25 Mar 2014

Seeds into the First Child Syndrome

Eli's currently going through a "Mine!!" phase. Now that Kai can grab or hold onto things, if Eli catches Kai even looking at something of his, he automatically reminds his little brother that it's "Mine!". As a parent when you hear this, you instinctively respond with "Share." This is usually met with hesitation and irritation, but all you want to achieve is for your child to understand, and begin to embody the value of sharing.

I was reflecting on this. Being the eldest of three girls, I too was taught to share all the time. My younger sister and I are also roughly two and a half years apart, so my earliest memories already include her. Fast track into my troublesome teens, and my constant complaint about being the eldest was I felt that my sisters got away with everything. People who only have one other sibling, and are of the opposite sex won't understand this feeling, because the dynamics are different. At the time I didn't know how to articulate, or explain what I meant when I said they got away with everything, but now as a parent I've realised "sharing" contributed to this feeling. Let me explain. 

Sharing. Even as I searched for a definition in google, it's defined as "have a portion of something with another or others." Sharing gives you the notion that you don't own something, that you forgo it as completely yours, like a birthday cake. The cake is for you but it's not completely yours as you will ultimately share it with others. 

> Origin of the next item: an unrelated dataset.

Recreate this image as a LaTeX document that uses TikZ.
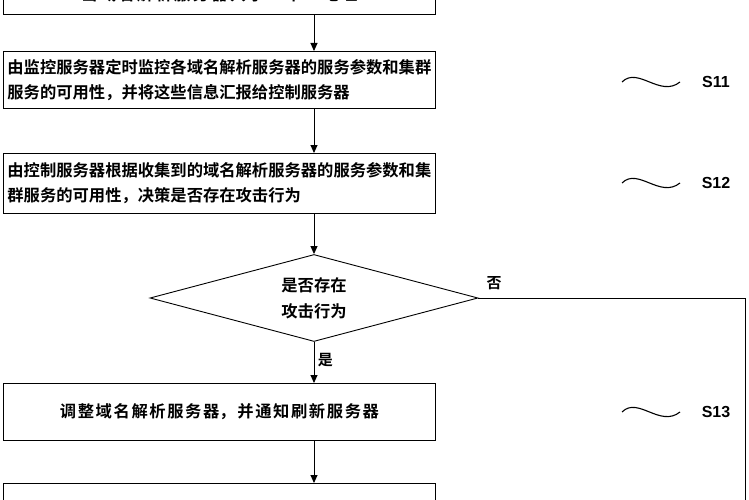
\documentclass[tikz,border=0pt]{standalone}
\usepackage{fontspec}
\newfontfamily\cjk{Noto Sans CJK SC Bold}
\newfontfamily\labelfont{Liberation Sans}
\XeTeXlinebreaklocale "zh"
\XeTeXlinebreakskip = 0pt plus 1pt
\usetikzlibrary{shapes.geometric,arrows.meta}
\tikzset{
  stepbox/.style={draw, line width=0.9pt, minimum width=432pt, text width=424pt, align=left,
    font=\cjk\fontsize{16.3}{25}\selectfont, inner sep=4pt},
  decide/.style={draw, diamond, aspect=3.77, minimum width=328pt, minimum height=87pt,
    font=\cjk\fontsize{16.3}{26}\selectfont, align=center, inner sep=0pt, line width=0.9pt},
  flow/.style={-{Triangle[length=8pt,width=7pt]}, line width=0.9pt},
  steplabel/.style={font=\labelfont\bfseries\fontsize{16}{16}\selectfont},
  wave/.style={line width=1.1pt}
}
\begin{document}
\begin{tikzpicture}[x=1pt,y=-1pt]
\useasboundingbox (0,0) rectangle (749,500);
\clip (0,0) rectangle (749,500);
% top box (cut off)
\node[stepbox, minimum height=40pt, align=center, anchor=south west] (s10) at (3,15) {当域名解析服务器共享一个IP地址};
\node[stepbox, minimum height=57pt, anchor=north west] (s11) at (3,51)
  {由监控服务器定时监控各域名解析服务器的服务参数和集群服务的可用性，并将这些信息汇报给控制服务器};
\node[stepbox, minimum height=60pt, anchor=north west] (s12) at (3,153)
  {由控制服务器根据收集到的域名解析服务器的服务参数和集群服务的可用性，决策是否存在攻击行为};
\node[decide] (q) at (314,298) {是否存在\\攻击行为};
\node[stepbox, minimum height=57pt, align=center, anchor=north west] (s13) at (3,383)
  {调整域名解析服务器，并通知刷新服务器};
\node[stepbox, minimum height=50pt, anchor=north west] (s14) at (3,483)
  {由刷新服务器通过刷新公网域名服务器缓存的域名解析服务};
% connectors
\draw[flow] (s10.south -| q) -- (s11.north -| q);
\draw[flow] (s11.south -| q) -- (s12.north -| q);
\draw[flow] (s12.south -| q) -- (q.north);
\draw[flow] (q.south) -- (s13.north -| q) node[pos=0.45, right, font=\cjk\fontsize{15}{15}\selectfont] {是};
\draw[flow] (s13.south -| q) -- (s14.north -| q);
\coordinate (nocorner) at (745,298);
\draw[line width=0.9pt] (q.east) -- (nocorner) -- (745,520);
\node[font=\cjk\fontsize{15}{15}\selectfont] (no) at (494,283) {否};
% step labels
\foreach \n/\y in {S11/82, S12/183, S13/412}{
  \draw[wave] (622,\y) .. controls (638,\y-16) and (660,\y+16) .. (680,\y);
  \node[steplabel] (l\n) at (716,\y) {\n};
}
\end{tikzpicture}
\end{document}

By telling a toddler he has to "share" all the time he's probably losing his sense of control. Something they test and want more of, especially during this phase of their life. But being the eldest sharing is something he's got to live with for the rest of his life. So hearing it, feeling that you don't ultimately own anything, over the years would have an impact on a person. 

Growing up the concept of sharing and other "eldest child" behaviours and beliefs was drilled hard into my core, so much more than my younger sisters. I felt a sense of not being treated fairly because there was an expectation on me to show behaviours above my siblings, to be a certain example.  

I've come to realise I'm doing what I hated being done to me. I've made the conscious decision that I want to change the way I deliver the "sharing" message. Already I see Eli has some of my character traits. I don't want Eli to feel like he's lost ownership when he's sharing, and when Kai is old enough the weight of sharing will be equally distributed. My dear sister still thinks that I need to share with her. I wont go into reasons why I'd argue that I don't agree with that now, but ultimately I think its because my parents didn't emphasise that she too also had to share ... with me. Sharing is a 50/50 transaction, not a responsibility of one. 
I don't want to teach Eli that sharing is something he has to do, like its a burden. I want to get him to understand that sharing is something we do because we want to, because it's right. One of the ways I think I will achieve this is through what I say when I'm asking him to share. I will stop responding with just "Share!" when I see him snatch something off his brother's hands. Instead explain and use words to get him to understand, and willingly share what he has with his brother - I know there will be times I will fail at achieving this hypothesis.